__Required work__:
Without including any images, repeat the data exactly.

__Supplied information__:
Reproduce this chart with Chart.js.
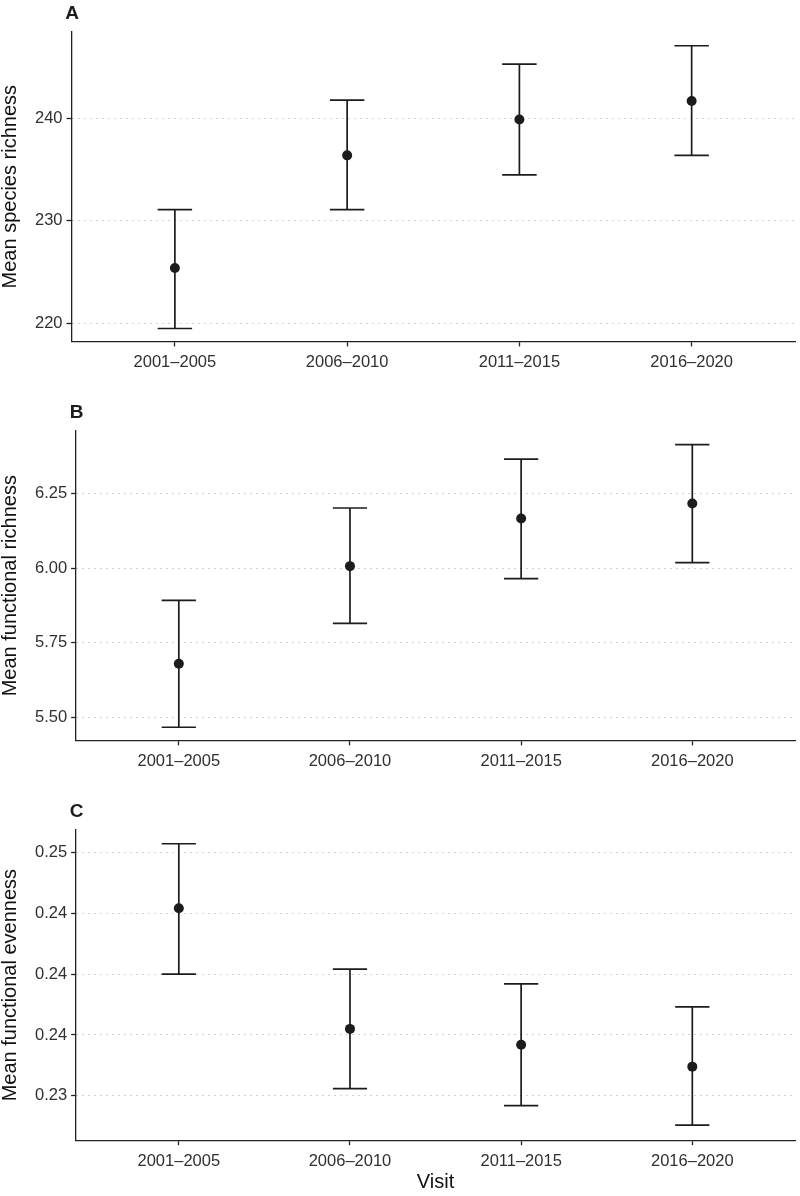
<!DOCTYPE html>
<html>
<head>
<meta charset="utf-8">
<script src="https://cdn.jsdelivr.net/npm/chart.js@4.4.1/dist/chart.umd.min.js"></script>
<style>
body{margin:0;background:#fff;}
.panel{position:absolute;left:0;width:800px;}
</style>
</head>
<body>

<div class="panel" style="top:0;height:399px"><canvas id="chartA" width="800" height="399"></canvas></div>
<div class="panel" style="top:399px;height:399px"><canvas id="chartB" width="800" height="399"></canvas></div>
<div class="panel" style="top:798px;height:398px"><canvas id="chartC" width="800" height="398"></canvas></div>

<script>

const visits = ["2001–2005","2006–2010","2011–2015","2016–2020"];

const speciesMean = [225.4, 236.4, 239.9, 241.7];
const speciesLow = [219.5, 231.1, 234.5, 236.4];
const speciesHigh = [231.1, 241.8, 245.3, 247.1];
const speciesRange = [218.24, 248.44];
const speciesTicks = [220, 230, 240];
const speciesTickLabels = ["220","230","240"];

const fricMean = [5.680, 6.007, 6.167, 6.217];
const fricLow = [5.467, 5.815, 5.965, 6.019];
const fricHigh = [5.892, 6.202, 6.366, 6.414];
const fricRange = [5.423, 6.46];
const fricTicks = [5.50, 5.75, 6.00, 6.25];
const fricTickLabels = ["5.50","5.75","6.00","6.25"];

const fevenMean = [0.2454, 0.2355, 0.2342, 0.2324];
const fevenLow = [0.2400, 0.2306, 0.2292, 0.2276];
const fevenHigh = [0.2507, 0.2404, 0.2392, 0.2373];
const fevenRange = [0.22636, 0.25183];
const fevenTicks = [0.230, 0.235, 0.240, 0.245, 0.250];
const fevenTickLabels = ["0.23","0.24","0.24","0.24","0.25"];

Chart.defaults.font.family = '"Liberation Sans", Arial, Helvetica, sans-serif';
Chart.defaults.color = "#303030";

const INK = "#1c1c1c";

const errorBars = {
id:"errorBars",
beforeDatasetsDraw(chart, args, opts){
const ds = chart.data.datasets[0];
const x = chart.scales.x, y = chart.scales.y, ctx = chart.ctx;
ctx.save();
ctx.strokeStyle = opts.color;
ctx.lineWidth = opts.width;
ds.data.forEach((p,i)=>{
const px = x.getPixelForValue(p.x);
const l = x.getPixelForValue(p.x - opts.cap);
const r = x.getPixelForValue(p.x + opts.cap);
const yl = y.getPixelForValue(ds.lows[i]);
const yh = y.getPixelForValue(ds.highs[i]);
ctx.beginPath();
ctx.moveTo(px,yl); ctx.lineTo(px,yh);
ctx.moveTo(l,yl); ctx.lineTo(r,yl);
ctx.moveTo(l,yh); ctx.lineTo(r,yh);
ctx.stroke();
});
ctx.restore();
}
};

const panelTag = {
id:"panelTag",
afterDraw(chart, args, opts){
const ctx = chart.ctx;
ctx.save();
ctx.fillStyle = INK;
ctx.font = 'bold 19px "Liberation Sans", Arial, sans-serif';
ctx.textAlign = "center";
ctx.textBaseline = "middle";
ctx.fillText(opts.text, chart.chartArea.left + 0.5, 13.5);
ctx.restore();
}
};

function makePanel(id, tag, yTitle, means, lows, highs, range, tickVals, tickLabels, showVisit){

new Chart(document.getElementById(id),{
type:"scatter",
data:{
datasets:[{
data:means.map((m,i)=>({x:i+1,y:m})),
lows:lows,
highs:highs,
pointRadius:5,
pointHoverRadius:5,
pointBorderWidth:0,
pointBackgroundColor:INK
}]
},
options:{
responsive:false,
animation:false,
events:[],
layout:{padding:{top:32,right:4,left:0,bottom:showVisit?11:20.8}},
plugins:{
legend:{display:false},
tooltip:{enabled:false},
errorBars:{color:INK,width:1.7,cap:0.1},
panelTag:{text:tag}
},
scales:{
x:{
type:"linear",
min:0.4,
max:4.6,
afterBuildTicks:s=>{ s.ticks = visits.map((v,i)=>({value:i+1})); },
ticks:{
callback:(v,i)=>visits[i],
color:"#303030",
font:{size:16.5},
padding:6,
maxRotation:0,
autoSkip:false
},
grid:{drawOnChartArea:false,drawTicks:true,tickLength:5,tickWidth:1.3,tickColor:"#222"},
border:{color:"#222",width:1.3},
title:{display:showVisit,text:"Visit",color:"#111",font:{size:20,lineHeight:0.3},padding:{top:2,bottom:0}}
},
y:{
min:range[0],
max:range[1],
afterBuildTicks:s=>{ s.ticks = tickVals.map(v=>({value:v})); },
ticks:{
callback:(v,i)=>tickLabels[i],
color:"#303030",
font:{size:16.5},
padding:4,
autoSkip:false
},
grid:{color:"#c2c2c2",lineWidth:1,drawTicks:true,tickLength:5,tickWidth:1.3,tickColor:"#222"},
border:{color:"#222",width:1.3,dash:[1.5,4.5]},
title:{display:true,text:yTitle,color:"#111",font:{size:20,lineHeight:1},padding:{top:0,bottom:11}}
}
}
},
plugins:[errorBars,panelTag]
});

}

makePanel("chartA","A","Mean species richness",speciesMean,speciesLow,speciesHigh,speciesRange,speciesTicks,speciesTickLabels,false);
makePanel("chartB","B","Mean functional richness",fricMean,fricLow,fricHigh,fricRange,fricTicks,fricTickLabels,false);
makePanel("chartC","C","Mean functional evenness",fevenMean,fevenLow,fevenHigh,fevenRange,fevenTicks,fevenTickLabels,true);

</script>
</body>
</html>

__Solution to the problem__:
Reproduce this chart with Chart.js.
<!DOCTYPE html>
<html>
<head>
<meta charset="utf-8">
<script src="https://cdn.jsdelivr.net/npm/chart.js@4.4.1/dist/chart.umd.min.js"></script>
<style>
body{margin:0;background:#fff;}
.panel{position:absolute;left:0;width:800px;}
</style>
</head>
<body>

<div class="panel" style="top:0;height:399px"><canvas id="chartA" width="800" height="399"></canvas></div>
<div class="panel" style="top:399px;height:399px"><canvas id="chartB" width="800" height="399"></canvas></div>
<div class="panel" style="top:798px;height:398px"><canvas id="chartC" width="800" height="398"></canvas></div>

<script>

const visits = ["2001–2005","2006–2010","2011–2015","2016–2020"];

const speciesMean = [225.4, 236.4, 239.9, 241.7];
const speciesLow = [219.5, 231.1, 234.5, 236.4];
const speciesHigh = [231.1, 241.8, 245.3, 247.1];
const speciesRange = [218.24, 248.44];
const speciesTicks = [220, 230, 240];
const speciesTickLabels = ["220","230","240"];

const fricMean = [5.680, 6.007, 6.167, 6.217];
const fricLow = [5.467, 5.815, 5.965, 6.019];
const fricHigh = [5.892, 6.202, 6.366, 6.414];
const fricRange = [5.423, 6.46];
const fricTicks = [5.50, 5.75, 6.00, 6.25];
const fricTickLabels = ["5.50","5.75","6.00","6.25"];

const fevenMean = [0.2454, 0.2355, 0.2342, 0.2324];
const fevenLow = [0.2400, 0.2306, 0.2292, 0.2276];
const fevenHigh = [0.2507, 0.2404, 0.2392, 0.2373];
const fevenRange = [0.22636, 0.25183];
const fevenTicks = [0.230, 0.235, 0.240, 0.245, 0.250];
const fevenTickLabels = ["0.23","0.24","0.24","0.24","0.25"];

Chart.defaults.font.family = '"Liberation Sans", Arial, Helvetica, sans-serif';
Chart.defaults.color = "#303030";

const INK = "#1c1c1c";

const errorBars = {
id:"errorBars",
beforeDatasetsDraw(chart, args, opts){
const ds = chart.data.datasets[0];
const x = chart.scales.x, y = chart.scales.y, ctx = chart.ctx;
ctx.save();
ctx.strokeStyle = opts.color;
ctx.lineWidth = opts.width;
ds.data.forEach((p,i)=>{
const px = x.getPixelForValue(p.x);
const l = x.getPixelForValue(p.x - opts.cap);
const r = x.getPixelForValue(p.x + opts.cap);
const yl = y.getPixelForValue(ds.lows[i]);
const yh = y.getPixelForValue(ds.highs[i]);
ctx.beginPath();
ctx.moveTo(px,yl); ctx.lineTo(px,yh);
ctx.moveTo(l,yl); ctx.lineTo(r,yl);
ctx.moveTo(l,yh); ctx.lineTo(r,yh);
ctx.stroke();
});
ctx.restore();
}
};

const panelTag = {
id:"panelTag",
afterDraw(chart, args, opts){
const ctx = chart.ctx;
ctx.save();
ctx.fillStyle = INK;
ctx.font = 'bold 19px "Liberation Sans", Arial, sans-serif';
ctx.textAlign = "center";
ctx.textBaseline = "middle";
ctx.fillText(opts.text, chart.chartArea.left + 0.5, 13.5);
ctx.restore();
}
};

function makePanel(id, tag, yTitle, means, lows, highs, range, tickVals, tickLabels, showVisit){

new Chart(document.getElementById(id),{
type:"scatter",
data:{
datasets:[{
data:means.map((m,i)=>({x:i+1,y:m})),
lows:lows,
highs:highs,
pointRadius:5,
pointHoverRadius:5,
pointBorderWidth:0,
pointBackgroundColor:INK
}]
},
options:{
responsive:false,
animation:false,
events:[],
layout:{padding:{top:32,right:4,left:0,bottom:showVisit?11:20.8}},
plugins:{
legend:{display:false},
tooltip:{enabled:false},
errorBars:{color:INK,width:1.7,cap:0.1},
panelTag:{text:tag}
},
scales:{
x:{
type:"linear",
min:0.4,
max:4.6,
afterBuildTicks:s=>{ s.ticks = visits.map((v,i)=>({value:i+1})); },
ticks:{
callback:(v,i)=>visits[i],
color:"#303030",
font:{size:16.5},
padding:6,
maxRotation:0,
autoSkip:false
},
grid:{drawOnChartArea:false,drawTicks:true,tickLength:5,tickWidth:1.3,tickColor:"#222"},
border:{color:"#222",width:1.3},
title:{display:showVisit,text:"Visit",color:"#111",font:{size:20,lineHeight:0.3},padding:{top:2,bottom:0}}
},
y:{
min:range[0],
max:range[1],
afterBuildTicks:s=>{ s.ticks = tickVals.map(v=>({value:v})); },
ticks:{
callback:(v,i)=>tickLabels[i],
color:"#303030",
font:{size:16.5},
padding:4,
autoSkip:false
},
grid:{color:"#c2c2c2",lineWidth:1,drawTicks:true,tickLength:5,tickWidth:1.3,tickColor:"#222"},
border:{color:"#222",width:1.3,dash:[1.5,4.5]},
title:{display:true,text:yTitle,color:"#111",font:{size:20,lineHeight:1},padding:{top:0,bottom:11}}
}
}
},
plugins:[errorBars,panelTag]
});

}

makePanel("chartA","A","Mean species richness",speciesMean,speciesLow,speciesHigh,speciesRange,speciesTicks,speciesTickLabels,false);
makePanel("chartB","B","Mean functional richness",fricMean,fricLow,fricHigh,fricRange,fricTicks,fricTickLabels,false);
makePanel("chartC","C","Mean functional evenness",fevenMean,fevenLow,fevenHigh,fevenRange,fevenTicks,fevenTickLabels,true);

</script>
</body>
</html>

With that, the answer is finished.